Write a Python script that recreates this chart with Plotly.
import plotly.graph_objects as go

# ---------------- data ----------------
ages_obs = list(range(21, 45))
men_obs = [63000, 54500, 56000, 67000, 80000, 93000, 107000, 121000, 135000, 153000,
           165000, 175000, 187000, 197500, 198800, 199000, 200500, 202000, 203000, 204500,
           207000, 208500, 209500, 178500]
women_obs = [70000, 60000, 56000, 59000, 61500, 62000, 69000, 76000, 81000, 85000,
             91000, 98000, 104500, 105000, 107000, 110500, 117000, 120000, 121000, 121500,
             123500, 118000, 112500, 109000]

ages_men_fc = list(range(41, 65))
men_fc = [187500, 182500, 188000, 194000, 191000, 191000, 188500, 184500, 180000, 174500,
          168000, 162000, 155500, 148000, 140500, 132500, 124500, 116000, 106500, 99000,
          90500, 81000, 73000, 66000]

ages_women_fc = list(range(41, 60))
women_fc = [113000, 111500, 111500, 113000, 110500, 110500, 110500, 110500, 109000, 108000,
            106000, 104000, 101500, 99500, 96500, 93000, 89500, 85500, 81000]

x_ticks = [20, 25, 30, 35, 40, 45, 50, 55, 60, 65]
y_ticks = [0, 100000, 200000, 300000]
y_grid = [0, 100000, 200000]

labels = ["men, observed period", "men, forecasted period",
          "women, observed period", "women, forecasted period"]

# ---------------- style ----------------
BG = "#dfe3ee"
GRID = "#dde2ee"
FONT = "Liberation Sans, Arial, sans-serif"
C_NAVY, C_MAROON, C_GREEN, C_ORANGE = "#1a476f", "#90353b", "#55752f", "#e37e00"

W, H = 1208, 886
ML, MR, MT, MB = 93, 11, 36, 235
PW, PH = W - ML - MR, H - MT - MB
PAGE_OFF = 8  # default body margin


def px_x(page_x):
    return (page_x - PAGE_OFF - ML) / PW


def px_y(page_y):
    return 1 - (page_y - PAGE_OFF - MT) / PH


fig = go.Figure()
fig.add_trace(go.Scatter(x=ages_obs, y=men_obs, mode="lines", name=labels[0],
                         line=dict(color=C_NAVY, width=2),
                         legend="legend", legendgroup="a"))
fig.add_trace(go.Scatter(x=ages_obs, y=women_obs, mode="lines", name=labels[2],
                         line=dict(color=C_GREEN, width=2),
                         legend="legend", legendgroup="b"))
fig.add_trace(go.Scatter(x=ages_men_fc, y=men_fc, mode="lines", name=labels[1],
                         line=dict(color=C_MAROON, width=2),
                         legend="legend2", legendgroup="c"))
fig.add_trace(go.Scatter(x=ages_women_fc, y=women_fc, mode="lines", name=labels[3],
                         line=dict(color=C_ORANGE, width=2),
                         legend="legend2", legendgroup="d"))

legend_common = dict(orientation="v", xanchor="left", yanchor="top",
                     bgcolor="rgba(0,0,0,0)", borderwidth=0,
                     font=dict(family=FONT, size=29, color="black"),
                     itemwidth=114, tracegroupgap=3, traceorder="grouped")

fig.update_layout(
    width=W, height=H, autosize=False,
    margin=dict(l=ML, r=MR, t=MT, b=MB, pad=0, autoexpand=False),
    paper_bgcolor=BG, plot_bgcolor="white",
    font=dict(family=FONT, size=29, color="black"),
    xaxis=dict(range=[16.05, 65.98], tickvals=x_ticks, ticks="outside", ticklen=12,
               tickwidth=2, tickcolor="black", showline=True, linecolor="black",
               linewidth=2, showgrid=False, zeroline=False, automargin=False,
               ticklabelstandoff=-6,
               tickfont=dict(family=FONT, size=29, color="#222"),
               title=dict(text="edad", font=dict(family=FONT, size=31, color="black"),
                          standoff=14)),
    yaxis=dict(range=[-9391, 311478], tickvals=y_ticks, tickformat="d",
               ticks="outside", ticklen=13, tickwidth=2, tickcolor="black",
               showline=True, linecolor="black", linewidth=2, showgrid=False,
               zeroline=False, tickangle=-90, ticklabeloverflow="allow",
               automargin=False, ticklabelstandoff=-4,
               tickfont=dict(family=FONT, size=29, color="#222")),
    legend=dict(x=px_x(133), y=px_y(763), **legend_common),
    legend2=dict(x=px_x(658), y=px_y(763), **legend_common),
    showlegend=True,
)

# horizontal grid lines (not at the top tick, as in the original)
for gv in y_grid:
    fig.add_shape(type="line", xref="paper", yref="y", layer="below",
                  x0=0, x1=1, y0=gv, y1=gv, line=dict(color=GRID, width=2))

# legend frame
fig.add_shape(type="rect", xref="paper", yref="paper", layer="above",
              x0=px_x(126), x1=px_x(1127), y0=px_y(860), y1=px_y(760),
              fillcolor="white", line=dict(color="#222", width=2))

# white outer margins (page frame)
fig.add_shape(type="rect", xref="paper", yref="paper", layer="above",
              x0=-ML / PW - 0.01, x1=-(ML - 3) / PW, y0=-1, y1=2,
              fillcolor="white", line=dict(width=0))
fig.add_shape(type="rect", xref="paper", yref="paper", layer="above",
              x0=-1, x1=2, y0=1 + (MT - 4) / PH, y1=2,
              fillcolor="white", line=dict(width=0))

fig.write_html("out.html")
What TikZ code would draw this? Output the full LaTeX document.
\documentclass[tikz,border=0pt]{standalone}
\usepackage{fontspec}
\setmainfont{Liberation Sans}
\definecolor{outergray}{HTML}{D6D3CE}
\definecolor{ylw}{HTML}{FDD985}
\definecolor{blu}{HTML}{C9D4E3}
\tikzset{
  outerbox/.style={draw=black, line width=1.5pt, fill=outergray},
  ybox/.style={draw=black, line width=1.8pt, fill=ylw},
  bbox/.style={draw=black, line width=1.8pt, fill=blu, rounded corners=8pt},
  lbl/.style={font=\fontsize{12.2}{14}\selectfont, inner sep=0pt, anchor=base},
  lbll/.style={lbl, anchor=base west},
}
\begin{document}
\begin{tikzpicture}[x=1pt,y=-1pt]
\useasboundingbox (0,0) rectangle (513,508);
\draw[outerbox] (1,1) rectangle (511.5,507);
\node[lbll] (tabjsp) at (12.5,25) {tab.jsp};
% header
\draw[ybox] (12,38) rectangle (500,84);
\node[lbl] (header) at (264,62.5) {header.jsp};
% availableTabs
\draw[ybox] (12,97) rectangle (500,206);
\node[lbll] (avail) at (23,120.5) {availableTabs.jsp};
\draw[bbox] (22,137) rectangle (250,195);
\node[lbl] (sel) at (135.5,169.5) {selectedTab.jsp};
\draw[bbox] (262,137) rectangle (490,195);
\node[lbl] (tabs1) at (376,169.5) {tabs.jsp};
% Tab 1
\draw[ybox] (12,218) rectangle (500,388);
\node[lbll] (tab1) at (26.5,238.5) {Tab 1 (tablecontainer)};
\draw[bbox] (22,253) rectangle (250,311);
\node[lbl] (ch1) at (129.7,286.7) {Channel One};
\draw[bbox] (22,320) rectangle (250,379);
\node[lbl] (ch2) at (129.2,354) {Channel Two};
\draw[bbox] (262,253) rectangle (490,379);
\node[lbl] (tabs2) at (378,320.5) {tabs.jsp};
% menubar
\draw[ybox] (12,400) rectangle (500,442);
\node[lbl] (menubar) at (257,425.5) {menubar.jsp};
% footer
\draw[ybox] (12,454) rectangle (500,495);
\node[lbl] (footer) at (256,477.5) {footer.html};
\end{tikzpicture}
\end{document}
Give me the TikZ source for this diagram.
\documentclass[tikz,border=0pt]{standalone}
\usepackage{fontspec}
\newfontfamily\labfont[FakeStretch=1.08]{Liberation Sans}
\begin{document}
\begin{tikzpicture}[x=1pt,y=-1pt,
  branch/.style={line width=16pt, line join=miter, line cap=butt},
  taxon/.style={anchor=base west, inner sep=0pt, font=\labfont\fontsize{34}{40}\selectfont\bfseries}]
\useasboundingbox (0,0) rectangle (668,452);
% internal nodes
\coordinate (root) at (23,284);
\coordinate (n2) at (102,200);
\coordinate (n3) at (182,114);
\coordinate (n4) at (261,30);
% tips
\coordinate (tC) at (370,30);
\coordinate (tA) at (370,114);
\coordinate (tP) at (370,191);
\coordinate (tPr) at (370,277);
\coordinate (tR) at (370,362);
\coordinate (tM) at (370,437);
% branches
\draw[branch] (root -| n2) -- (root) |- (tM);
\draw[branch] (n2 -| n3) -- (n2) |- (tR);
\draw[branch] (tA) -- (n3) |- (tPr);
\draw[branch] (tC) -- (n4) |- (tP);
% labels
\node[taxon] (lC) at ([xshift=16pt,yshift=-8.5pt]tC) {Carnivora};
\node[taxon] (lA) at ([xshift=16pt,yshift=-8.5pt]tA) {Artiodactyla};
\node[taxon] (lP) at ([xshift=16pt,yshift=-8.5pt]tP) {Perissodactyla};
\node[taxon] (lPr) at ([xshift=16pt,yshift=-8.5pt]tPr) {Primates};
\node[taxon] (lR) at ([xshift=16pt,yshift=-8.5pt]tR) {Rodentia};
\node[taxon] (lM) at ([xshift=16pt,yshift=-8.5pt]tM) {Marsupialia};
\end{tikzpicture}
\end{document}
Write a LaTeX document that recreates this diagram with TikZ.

> **Aim**:
Every line from the line containing "Give me the TikZ source for this diagram." to the last line of the material above must be repeated exactly, and no other line.

> **Written solution**:
Give me the TikZ source for this diagram.
\documentclass[tikz,border=0pt]{standalone}
\usepackage{fontspec}
\newfontfamily\labfont[FakeStretch=1.08]{Liberation Sans}
\begin{document}
\begin{tikzpicture}[x=1pt,y=-1pt,
  branch/.style={line width=16pt, line join=miter, line cap=butt},
  taxon/.style={anchor=base west, inner sep=0pt, font=\labfont\fontsize{34}{40}\selectfont\bfseries}]
\useasboundingbox (0,0) rectangle (668,452);
% internal nodes
\coordinate (root) at (23,284);
\coordinate (n2) at (102,200);
\coordinate (n3) at (182,114);
\coordinate (n4) at (261,30);
% tips
\coordinate (tC) at (370,30);
\coordinate (tA) at (370,114);
\coordinate (tP) at (370,191);
\coordinate (tPr) at (370,277);
\coordinate (tR) at (370,362);
\coordinate (tM) at (370,437);
% branches
\draw[branch] (root -| n2) -- (root) |- (tM);
\draw[branch] (n2 -| n3) -- (n2) |- (tR);
\draw[branch] (tA) -- (n3) |- (tPr);
\draw[branch] (tC) -- (n4) |- (tP);
% labels
\node[taxon] (lC) at ([xshift=16pt,yshift=-8.5pt]tC) {Carnivora};
\node[taxon] (lA) at ([xshift=16pt,yshift=-8.5pt]tA) {Artiodactyla};
\node[taxon] (lP) at ([xshift=16pt,yshift=-8.5pt]tP) {Perissodactyla};
\node[taxon] (lPr) at ([xshift=16pt,yshift=-8.5pt]tPr) {Primates};
\node[taxon] (lR) at ([xshift=16pt,yshift=-8.5pt]tR) {Rodentia};
\node[taxon] (lM) at ([xshift=16pt,yshift=-8.5pt]tM) {Marsupialia};
\end{tikzpicture}
\end{document}
Write a LaTeX document that recreates this diagram with TikZ.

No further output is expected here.